I cannot think of a single thing we got out of the World War that was good, or that helped civilization. Our participation in the war tied our hands so that we were unable to help make a peace which would have been honorable, upon which the warring nations could have based a treaty of justice and fairness.

[…]

Mr. President, whether or not anybody but myself believes the statement, I venture the assertion that it was the people of this country who went wild; that Congress would not have declared war if it had not been for the people back home, moved by propaganda spread all over the land, much of it false, nearly all of it false and unfounded, much of it exaggeration; that from home came the demand that we go into the war.

In the contest which took place here less than 2 months before we declared war, when the proposal to arm the ships of the merchant marine was killed by a filibuster, I know that while the filibuster was going on word was brought in secret to the filibusterers, from those who took part in trying to pass the bill, encouraging the filibusterers to keep on. I myself had something to do with the managment of the filibuster, and with keeping Senators here during that long, weary night, ready to take the floor at a moment’s notice. I was visited by Members who were opposed to the position we were taking who secretly said to me, “For God’s sake, do not stop the filibuster.” When Senators came to me secretly urging that the filibuster be continued, I told them that what we needed was Senators to speak and occupy the floor. I said that it did not make any difference which side of the question they were on; if they would take up the time of the Senate they would help the filibuster; and at least two Members of this body, of as high standing as any other Members of the Senate at that time, assisted in the filibuster by making speeches on the other side. They came to me and said, “I cannot withstand the pressure from home.
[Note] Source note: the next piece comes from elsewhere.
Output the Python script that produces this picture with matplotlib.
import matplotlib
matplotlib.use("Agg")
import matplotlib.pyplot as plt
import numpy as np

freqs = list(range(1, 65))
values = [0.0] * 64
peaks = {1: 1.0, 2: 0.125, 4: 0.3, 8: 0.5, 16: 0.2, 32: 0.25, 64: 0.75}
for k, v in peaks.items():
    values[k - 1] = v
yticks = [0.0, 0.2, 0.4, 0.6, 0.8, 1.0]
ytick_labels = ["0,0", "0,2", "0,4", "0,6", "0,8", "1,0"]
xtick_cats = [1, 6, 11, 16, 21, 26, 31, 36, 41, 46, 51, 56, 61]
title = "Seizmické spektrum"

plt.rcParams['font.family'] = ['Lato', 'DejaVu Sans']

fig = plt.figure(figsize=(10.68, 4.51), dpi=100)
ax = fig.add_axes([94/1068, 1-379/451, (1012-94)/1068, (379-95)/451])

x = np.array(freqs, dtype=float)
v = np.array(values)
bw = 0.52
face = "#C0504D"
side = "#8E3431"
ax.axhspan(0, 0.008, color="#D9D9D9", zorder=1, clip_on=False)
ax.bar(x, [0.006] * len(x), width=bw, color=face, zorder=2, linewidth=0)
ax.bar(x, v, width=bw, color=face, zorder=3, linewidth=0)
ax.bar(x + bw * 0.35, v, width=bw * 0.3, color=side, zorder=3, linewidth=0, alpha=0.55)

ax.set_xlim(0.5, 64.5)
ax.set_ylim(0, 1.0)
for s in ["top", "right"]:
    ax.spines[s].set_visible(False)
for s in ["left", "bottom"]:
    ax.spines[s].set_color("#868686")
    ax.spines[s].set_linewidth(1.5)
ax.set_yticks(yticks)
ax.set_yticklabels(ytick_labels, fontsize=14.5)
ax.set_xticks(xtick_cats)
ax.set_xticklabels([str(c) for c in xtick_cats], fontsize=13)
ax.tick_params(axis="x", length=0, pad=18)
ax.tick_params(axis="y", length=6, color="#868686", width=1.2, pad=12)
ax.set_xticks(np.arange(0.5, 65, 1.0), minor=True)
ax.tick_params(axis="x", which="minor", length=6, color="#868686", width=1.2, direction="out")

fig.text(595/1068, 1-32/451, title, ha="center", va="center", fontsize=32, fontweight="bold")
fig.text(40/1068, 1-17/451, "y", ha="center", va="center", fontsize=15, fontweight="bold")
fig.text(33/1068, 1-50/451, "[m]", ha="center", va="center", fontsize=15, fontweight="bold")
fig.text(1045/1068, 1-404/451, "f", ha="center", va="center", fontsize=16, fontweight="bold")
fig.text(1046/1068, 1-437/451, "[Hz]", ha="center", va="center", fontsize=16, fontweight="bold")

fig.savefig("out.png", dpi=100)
It means political death, it means political extermination if I do not continue in my present course.” Some of them admitted that they thought they could at last see that they were wrong, but they said they could not withstand the awful propaganda which went over the country urging them to push us into the fight.

It was not Members of Congress who were wholly to blame for that step, regrettable as I think it was. It was the men and the women at home who were pushing them on, who were threatening them with destruction if they did not vote right on the matter. That is one of the reasons why we went into the war; and I have enumerated some of the things we have that we would not have had if we had stayed out.
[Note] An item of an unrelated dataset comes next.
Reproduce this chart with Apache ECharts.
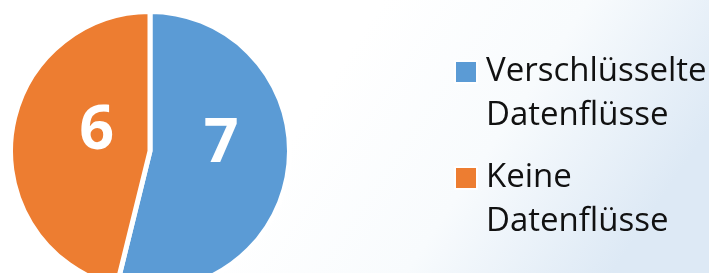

I believe there is greater cause now for building a large navy than there was then; there is more reason now why there should be additional preparedness than there was then, because there are some outlaw nations in the world who respect nothing on earth but power. They have no respect for honor. They have no respect for their word. They do not hesitate to go into war if they are not afraid of meeting opposition which they cannot overcome. [Ring a bell at all, today, somewhere near a mirror, America…?]

[…]

There is a difference of opinion as to whether we would gain by building larger battleships, for we must take into consideration the ability of an enemy to drop bombs upon battleships from the air. I do not know that that question is determined; I do not believe it is; there is some doubt about it; but it may be that if we build battleships of 45,000 tons, we will find, by the time they are completed, that they are useless in combat against an enemy discharging bombs from the air and flying so high that they cannot be reached with the present antiaircraft guns on naval ships.

[…]

For one battleship of 45,000 tons costing $100,000,000 we can build a great fleet of airplanes.
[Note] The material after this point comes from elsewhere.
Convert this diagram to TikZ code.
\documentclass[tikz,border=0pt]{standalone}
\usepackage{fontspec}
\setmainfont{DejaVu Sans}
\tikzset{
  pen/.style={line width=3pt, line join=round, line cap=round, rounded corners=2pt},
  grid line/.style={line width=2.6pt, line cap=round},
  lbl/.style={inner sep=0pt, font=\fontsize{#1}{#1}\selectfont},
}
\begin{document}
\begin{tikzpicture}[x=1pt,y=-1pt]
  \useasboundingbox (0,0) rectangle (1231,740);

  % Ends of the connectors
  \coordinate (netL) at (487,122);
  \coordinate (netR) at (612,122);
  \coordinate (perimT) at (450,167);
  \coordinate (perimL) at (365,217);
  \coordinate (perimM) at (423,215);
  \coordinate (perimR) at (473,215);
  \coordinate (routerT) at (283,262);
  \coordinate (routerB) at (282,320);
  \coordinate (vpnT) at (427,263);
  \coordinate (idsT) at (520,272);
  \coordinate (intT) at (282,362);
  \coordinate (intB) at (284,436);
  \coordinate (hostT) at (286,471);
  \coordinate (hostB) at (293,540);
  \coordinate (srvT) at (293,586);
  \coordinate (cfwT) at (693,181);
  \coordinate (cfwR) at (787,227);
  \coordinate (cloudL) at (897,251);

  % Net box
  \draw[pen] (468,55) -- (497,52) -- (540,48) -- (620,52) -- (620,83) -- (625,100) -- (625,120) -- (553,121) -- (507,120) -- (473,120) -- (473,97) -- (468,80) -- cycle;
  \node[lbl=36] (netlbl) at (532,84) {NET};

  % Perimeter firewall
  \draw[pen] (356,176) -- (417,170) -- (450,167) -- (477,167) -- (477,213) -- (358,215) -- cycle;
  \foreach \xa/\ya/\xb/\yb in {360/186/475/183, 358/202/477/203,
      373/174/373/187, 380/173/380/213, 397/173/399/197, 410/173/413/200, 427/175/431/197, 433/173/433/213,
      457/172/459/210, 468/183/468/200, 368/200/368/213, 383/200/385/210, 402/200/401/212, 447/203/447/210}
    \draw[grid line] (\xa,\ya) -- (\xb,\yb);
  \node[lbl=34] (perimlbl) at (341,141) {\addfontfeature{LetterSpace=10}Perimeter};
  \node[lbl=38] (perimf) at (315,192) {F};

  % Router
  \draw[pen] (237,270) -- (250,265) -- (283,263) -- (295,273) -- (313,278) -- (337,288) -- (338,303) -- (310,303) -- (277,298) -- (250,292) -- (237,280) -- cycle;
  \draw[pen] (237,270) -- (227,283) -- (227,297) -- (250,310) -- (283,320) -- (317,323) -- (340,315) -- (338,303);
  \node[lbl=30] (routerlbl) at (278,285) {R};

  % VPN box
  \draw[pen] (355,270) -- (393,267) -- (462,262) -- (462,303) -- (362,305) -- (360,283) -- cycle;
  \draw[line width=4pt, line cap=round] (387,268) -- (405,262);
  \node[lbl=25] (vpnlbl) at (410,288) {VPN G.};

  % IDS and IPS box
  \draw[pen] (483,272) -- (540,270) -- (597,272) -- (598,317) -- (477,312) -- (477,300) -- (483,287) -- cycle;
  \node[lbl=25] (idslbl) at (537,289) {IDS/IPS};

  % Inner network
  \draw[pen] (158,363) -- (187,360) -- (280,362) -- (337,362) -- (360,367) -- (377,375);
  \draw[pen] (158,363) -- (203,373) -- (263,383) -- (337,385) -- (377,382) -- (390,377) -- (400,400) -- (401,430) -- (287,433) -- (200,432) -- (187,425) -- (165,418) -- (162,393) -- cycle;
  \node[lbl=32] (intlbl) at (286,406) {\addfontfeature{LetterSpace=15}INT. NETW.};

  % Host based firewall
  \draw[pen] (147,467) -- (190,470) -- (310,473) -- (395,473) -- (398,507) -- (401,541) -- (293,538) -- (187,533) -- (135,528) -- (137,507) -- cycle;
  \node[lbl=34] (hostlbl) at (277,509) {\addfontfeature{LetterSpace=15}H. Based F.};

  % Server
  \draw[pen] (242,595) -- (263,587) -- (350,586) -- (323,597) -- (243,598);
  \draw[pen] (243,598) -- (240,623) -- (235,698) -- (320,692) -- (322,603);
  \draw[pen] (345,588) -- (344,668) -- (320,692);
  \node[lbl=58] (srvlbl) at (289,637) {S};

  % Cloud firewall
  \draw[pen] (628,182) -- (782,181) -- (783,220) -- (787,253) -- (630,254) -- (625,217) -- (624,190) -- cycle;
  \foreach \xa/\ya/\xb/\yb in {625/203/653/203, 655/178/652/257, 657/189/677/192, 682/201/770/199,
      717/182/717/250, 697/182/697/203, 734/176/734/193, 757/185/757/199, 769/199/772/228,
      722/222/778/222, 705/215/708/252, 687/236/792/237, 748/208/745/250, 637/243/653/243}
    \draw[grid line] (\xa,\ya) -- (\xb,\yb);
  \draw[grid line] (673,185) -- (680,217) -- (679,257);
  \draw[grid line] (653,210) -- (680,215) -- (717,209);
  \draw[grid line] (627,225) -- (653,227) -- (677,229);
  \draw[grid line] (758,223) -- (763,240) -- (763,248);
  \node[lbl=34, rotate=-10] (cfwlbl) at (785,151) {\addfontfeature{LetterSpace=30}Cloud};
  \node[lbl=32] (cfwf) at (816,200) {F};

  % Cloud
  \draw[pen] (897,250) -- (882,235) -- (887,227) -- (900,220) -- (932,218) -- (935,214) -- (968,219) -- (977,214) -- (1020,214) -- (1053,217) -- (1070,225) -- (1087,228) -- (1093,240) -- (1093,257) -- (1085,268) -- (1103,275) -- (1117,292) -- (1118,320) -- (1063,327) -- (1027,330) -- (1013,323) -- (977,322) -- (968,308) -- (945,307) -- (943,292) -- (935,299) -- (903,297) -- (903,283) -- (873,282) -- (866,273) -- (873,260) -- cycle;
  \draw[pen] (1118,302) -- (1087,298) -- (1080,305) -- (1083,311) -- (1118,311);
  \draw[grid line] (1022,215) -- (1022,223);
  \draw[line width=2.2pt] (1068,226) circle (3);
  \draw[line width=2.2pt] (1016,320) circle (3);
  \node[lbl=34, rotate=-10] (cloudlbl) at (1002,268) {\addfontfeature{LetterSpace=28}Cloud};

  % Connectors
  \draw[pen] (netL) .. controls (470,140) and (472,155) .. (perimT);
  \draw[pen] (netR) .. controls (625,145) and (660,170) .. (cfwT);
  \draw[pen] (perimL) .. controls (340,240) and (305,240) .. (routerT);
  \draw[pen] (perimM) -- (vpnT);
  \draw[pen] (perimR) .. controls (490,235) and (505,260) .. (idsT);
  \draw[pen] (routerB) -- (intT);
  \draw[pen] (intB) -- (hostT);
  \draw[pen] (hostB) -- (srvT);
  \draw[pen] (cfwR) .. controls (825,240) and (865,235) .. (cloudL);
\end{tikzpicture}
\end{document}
Accurate predictions before both World Wars by Nebraska’s principled Senator Norris, it seems, looking back, and yet all President Wilson wanted to hear was that the U.S. was entering the World War, and later that the first cloture motion would be filed to force the Senate to vote on adopting his benighted Treaty of Versailles.

Those echoes from the actions of one man who impatiently tried to unilaterally control both the Executive and Legislative Branches of government on a matter of vital national import are not mere coincidence. They’re a stark warning to us all.